Both benchmarking libraries and approaches work with the familiar Android Instrumentation framework that runs on connected devices and emulators.

Set up the library

The library setup is documented well on the official Jetpack site - Macrobenchmark Setup. Note: we will not cover all steps in fine detail because they might change in future preview releases. Instead, here is an overview of the procedure:

  • Create a new test module named macrobenchmark. In Android Studio create an Android library module, and change the build.gradle to instead use com.android.test as the plugin. The new module needs minimum SDK level to API 29: Android 10 (Q).
  • Make several modifications to the new module’s build.gradle file. Change test implementations to implementation, point to the app module you want to test, and make the release build type debuggable.
  • Add the profileable tag to your app’s AndroidManifest.
  • Specify the local release signing config. You can use the existing debug config.

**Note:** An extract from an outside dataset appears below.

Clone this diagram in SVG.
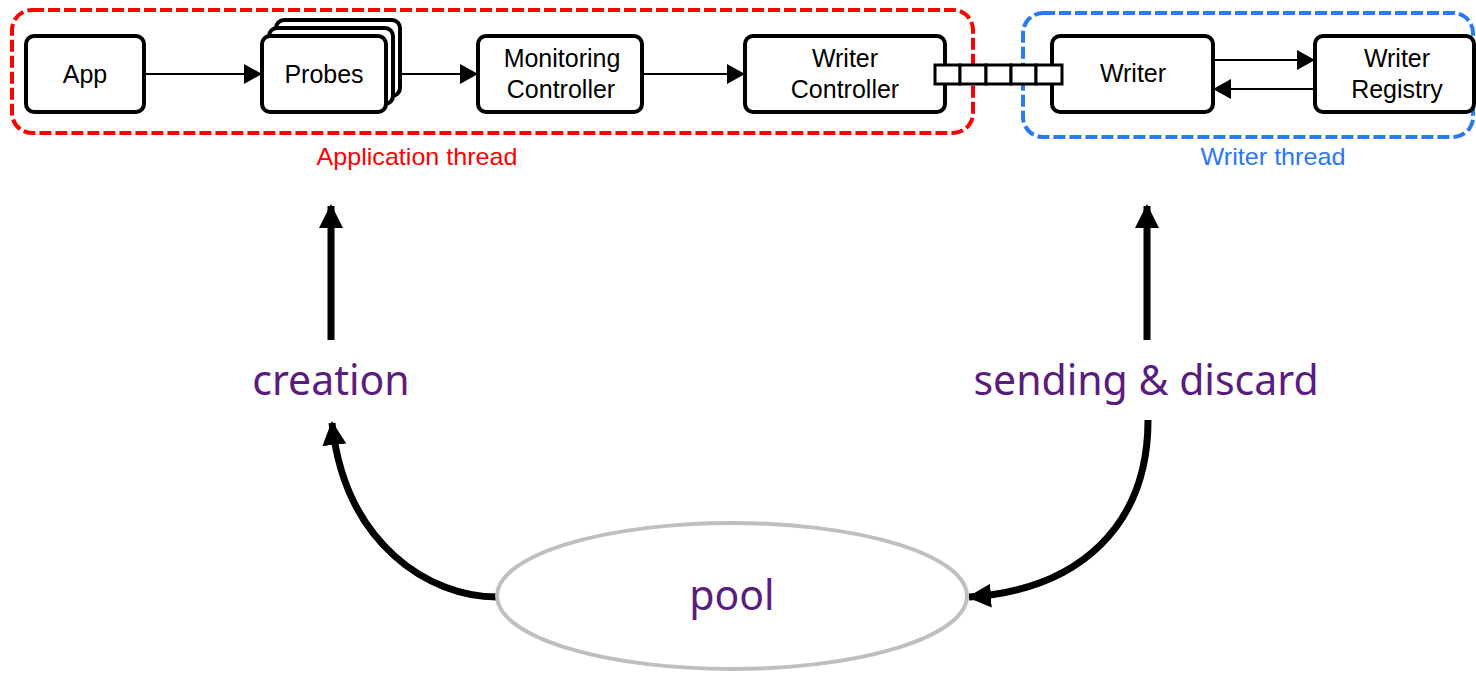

Please refer to the guide in the official Macrobenchmark library documentation for complete step-by-step instructions: https://developer.android.com/studio/profile/macrobenchmark#setup.

Writing and executing Macrobenchmark tests

Macrobenchmark library introduces a few new JUnit rules and metrics.

We are using the StartupTimingMetric taken from the performance-samples project on GitHub.

const val TARGET_PACKAGE = "com.circleci.samples.todoapp"

fun MacrobenchmarkRule.measureStartup(
    profileCompiled: Boolean,
    startupMode: StartupMode,
    iterations: Int = 3,
    setupIntent: Intent.() -> Unit = {}
) = measureRepeated(
    packageName = TARGET_PACKAGE,
    metrics = listOf(StartupTimingMetric()),
    compilationMode = if (profileCompiled) {
        CompilationMode.SpeedProfile(warmupIterations = 3)
    } else {
        CompilationMode.None
    },
    iterations = iterations,
    startupMode = startupMode
) {
    pressHome()
    val intent = Intent()
    intent.setPackage(TARGET_PACKAGE)
    setupIntent(intent)
    startActivityAndWait(intent)
}

@LargeTest
@RunWith(Parameterized::class)
class StartupBenchmarks(private val startupMode: StartupMode) {

    @get:Rule
    val benchmarkRule = MacrobenchmarkRule()

    @Test
    fun startupMultiple() = benchmarkRule.measureStartup(
        profileCompiled = false,
        startupMode = startupMode,
        iterations = 5
    ) {
        action = "com.circleci.samples.target.STARTUP_ACTIVITY"
    }

    companion object {
        @Parameterized.Parameters(name = "mode={0}")
        @JvmStatic
        fun parameters(): List<Array<Any>> {
            return listOf(StartupMode.COLD, StartupMode.WARM, StartupMode.HOT)
                .map { arrayOf(it) }
        }
    }
}

The code above takes 3 types of startup metrics: hot, warm, and cold startup as parameterized options. These options are passed to the test using the MacroBenchmarkRule (meaning how recently the app has been run and whether it is being kept in memory or not).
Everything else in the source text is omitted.